An Overview of Sensing and Waveguiding with Plasmonic Building Blocks Stephan Link, Rice University, US
A surface plasmon is excited when the conduction band electrons of a metal oscillate coherently in phase with incoming excitation light. Metal nanoparticles with tunable plasmon resonances provide fascinating possibilities to tailor the optical response of nanostructured materials.
Overview Courtesy of Stephan Link, Rice University, US
Technologically important applications include surface plasmon resonance sensing and plasmonic waveguiding. This presentation provides a brief overview of this fast growing and exciting research field.

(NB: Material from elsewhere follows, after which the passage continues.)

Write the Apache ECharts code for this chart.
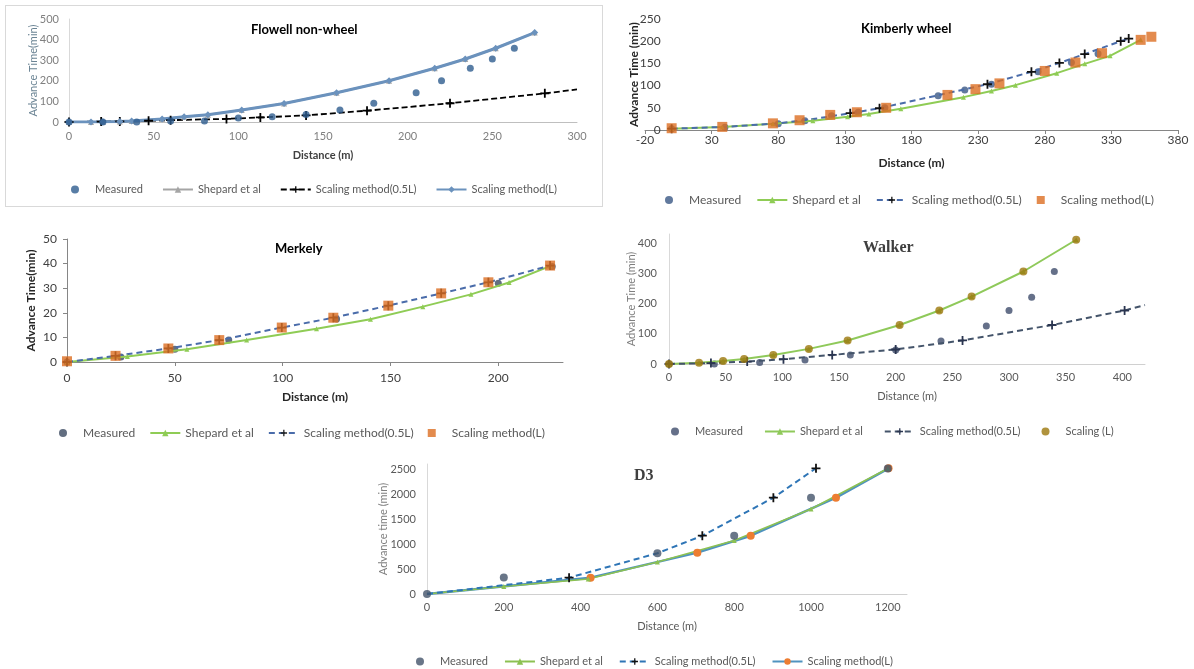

Our group has recently investigated the near-field coupling of 40 nm gold nanoparticles that were self-assembled into rings with diameters of 5 – 10 μm. Polarization dependent scattering spectra recorded for local ring segments along the entire circumference showed multiple redshifted plasmon resonances with oscillations orientated parallel to the quasi 1-D assembly. In the absence of a dependence on the ring diameter, we assigned these new resonances to localized multipolar longitudinal plasmon modes in analogy to the plasmon resonances observed for nanorods and nanowires. Considering that the individual gold nanoparticles are too small to support multipolar plasmon oscillations - higher order modes are only excited when the particle size becomes comparable to the wavelength of the light - the observed resonances are therefore a clear indication of collective long range plasmons in a quasi 1-D nanoparticle assembly. In fact, the comparison to continuous nanowires yielded an estimate of 0.5 – 1 μm for the effective length over which the plasmon oscillation is delocalized.
The comparison between the plasmon resonances of the self-assembled ring and multipolar plasmon excitations of nanowires is furthermore interesting because it suggests that the same structures should also support propagating plasmon modes. We are currently investigating plasmon propagation in gold nanowires using fluorescence to visualize the optical near-field after excitation of a propagating plasmon at the nanowire end. Other current research in our lab focused on plasmonics involves investigating plasmon absorption in single nanoparticles and assemblies using polarization dependent photothermal imaging.
W.-S. Chang, L. S. Slaughter, B. P. Khanal, P. Manna, E. R. Zubarev, S. Link, One-Dimensional Coupling of Gold Nanoparticle Plasmons in Self-Assembled Ring Superstructures. Nano Lett. 9, 1152 (2009).